Tip 9 – Anger Management (Asabiyim)
“There are two kinds of angry people in this world: explosive and implosive. Explosive is the kind of individual you see screaming at the cashier for not taking their coupons. Implosive is the cashier who remains quiet day after day and finally shoots everyone in the store. You’re the cashier.”
– “Bu dünyada iki farklı öfkeli insan vardır: Dışarı patlayan ve içine atan. Dışarı patlayanlar hediye çekini kabul etmeyen kasiyerlere bağıran türdendir. İçine atanlarsa ona bağıran adama günlerce sessiz kalırlar ve sonunda marketteki herkesi vururlar. İşte sen kasiyersin.”
Dışarıdan son derece sakin, halim selim bir Dokuz’un içindeki gizli öfkenin ne kadar yıkıcı olabileceğini harika bir şekilde anlatan komedi filmiydi Anger Management. Baş karakter Dave Buznik son derece sakin, nazik, hakkının yenildiği zamanlarda bile sessiz kalarak öfkesini içine atan bir adamdır. Tipik bir Dokuz olarak çatışmadan kaçar. Çünkü aradığı şey huzurdur ve iç dengesini korumak için bir çok haksızlığa katlanır.
Kendilerini rahat hissettiklerinde ve kontrolün ellerinde olduğunu düşündüklerinde Dokuzlar, kendi değerlerini ve ihtiyaçlarının önemini bilirler. Fakat olayların kontrollerinden çıktığını düşündüklerinde huzur ve sükunetlerini kaybetmekten korkarlar. İnsiyatif almaktan kaçınırlar.
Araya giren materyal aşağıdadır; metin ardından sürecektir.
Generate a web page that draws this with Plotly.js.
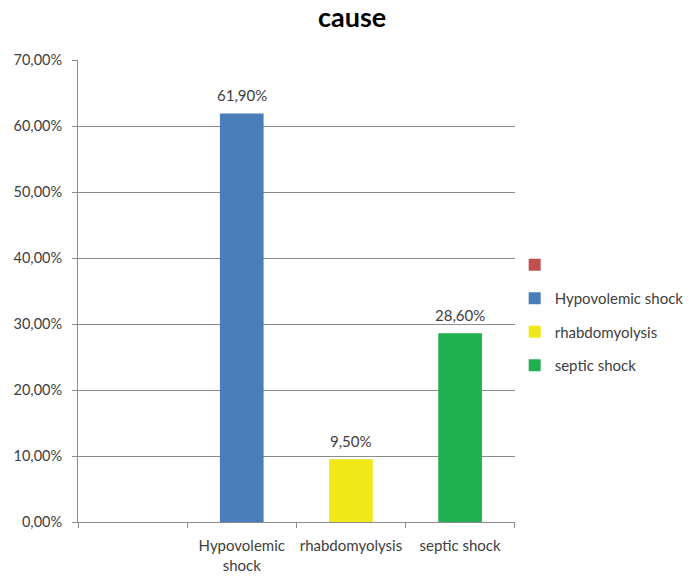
<!DOCTYPE html>
<html>
<head>
<meta charset="utf-8">
<script src="https://cdn.plot.ly/plotly-3.0.1.min.js"></script>
<style>
  html, body { margin: 0; padding: 0; background: #ffffff; }
  #chart { width: 689px; height: 581px; }
</style>
</head>
<body>
<div id="chart"></div>
<script>
// Categories along the x axis (first slot is an unnamed, empty category)
const categories = [" ", "Hypovolemic<br>shock", "rhabdomyolysis", "septic shock"];
// Series names shown in the legend
const seriesNames = ["", "Hypovolemic shock", "rhabdomyolysis", "septic shock"];
// Share of cases for each cause (fraction of 1)
const seriesValues = [null, 0.619, 0.095, 0.286];
const seriesColors = ["#c0504d", "#4a7ebb", "#f1e81a", "#21b04f"];

const FONT = "Lato, sans-serif";

const traces = seriesNames.map((name, i) => ({
  type: "bar",
  name: name,
  legendgroup: "g" + i,
  x: [categories[i]],
  y: [seriesValues[i]],
  marker: { color: seriesColors[i] },
  width: 0.4,
  hoverinfo: "skip"
}));

// Value labels above each bar, formatted with a decimal comma
const fmtPct = v => (v * 100).toFixed(2).replace(".", ",") + "%";
const annotations = seriesValues
  .map((v, i) => v == null ? null : {
    x: categories[i],
    y: v,
    xref: "x",
    yref: "y",
    text: fmtPct(v),
    showarrow: false,
    yanchor: "bottom",
    yshift: 7,
    font: { family: FONT, size: 15, color: "#404040" }
  })
  .filter(a => a);

const layout = {
  width: 689,
  height: 581,
  separators: ",.",
  barmode: "overlay",
  paper_bgcolor: "#ffffff",
  plot_bgcolor: "#ffffff",
  margin: { l: 78, r: 173, t: 60, b: 59 },
  font: { family: FONT, size: 14, color: "#404040" },
  title: {
    text: "<b>cause</b>",
    font: { family: FONT, size: 27, color: "#000000" },
    xref: "container", x: 0.511, xanchor: "center",
    yref: "container", y: 0.97, yanchor: "middle"
  },
  annotations: annotations,
  xaxis: {
    type: "category",
    categoryorder: "array",
    categoryarray: categories,
    tickson: "boundaries",
    tickangle: 0,
    ticks: "outside",
    ticklen: 5,
    tickcolor: "#8c8c8c",
    ticklabelstandoff: 10,
    showline: true,
    linecolor: "#8c8c8c",
    linewidth: 1,
    showgrid: false,
    automargin: false,
    tickfont: { family: FONT, size: 15, color: "#404040" },
    fixedrange: true
  },
  yaxis: {
    range: [0, 0.7],
    dtick: 0.1,
    tickformat: ".2%",
    ticks: "outside",
    ticklen: 5,
    tickcolor: "#8c8c8c",
    ticklabelstandoff: 7,
    showline: true,
    linecolor: "#8c8c8c",
    linewidth: 1,
    showgrid: true,
    gridcolor: "#8c8c8c",
    gridwidth: 1,
    zeroline: false,
    automargin: false,
    tickfont: { family: FONT, size: 14.5, color: "#404040" },
    fixedrange: true
  },
  showlegend: true,
  legend: {
    xref: "container",
    yref: "container",
    x: 0.747, xanchor: "left",
    y: 0.458, yanchor: "middle",
    tracegroupgap: 11,
    font: { family: FONT, size: 15, color: "#404040" },
    itemclick: false,
    itemdoubleclick: false
  }
};

Plotly.newPlot("chart", traces, layout, { displayModeBar: false, staticPlot: true });
</script>
</body>
</html>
Bir düşünce belirtmenin, bir ihtiyacı dile getirmenin, bir itirazı belirtmenin çatışma ve huzursuzluk çıkartacağını düşündükleri için geri planda kalmayı tercih ederler. İhtiyaçlarını dile getirmez, düşüncelerini genellikle kendilerine saklarlar. Var olan huzurlarını korumak adına birçok şeyi görmezden gelirler ya da feda edilebilir kabul ederler. Dışarıdan çok sakin görünürker ve hiç bir talep belirtmezler. Filmdeki karakterimiz de tam olarak böyle bir durumdadır. Fakat Öfke Yönetimi konusunda uzman olarak Dr. Buddy Rydell ile tanışması Dave’in hayatını bir çok açıdan değiştirir. Doktor sayesinde öfkesinin farkına varıp, bunu dışarı sağlıklı bir şekilde yansıtmayı öğrenir. Bunun yanı sıra kendi ihtiyaçlarının ve değerinin farkına varır. Tabii biz bu değişimi oturduğumuz yerden gülerek izleriz ama bir Dokuz için bu aşamaya ilerleyebilmek gerçekten hiç kolay değildir.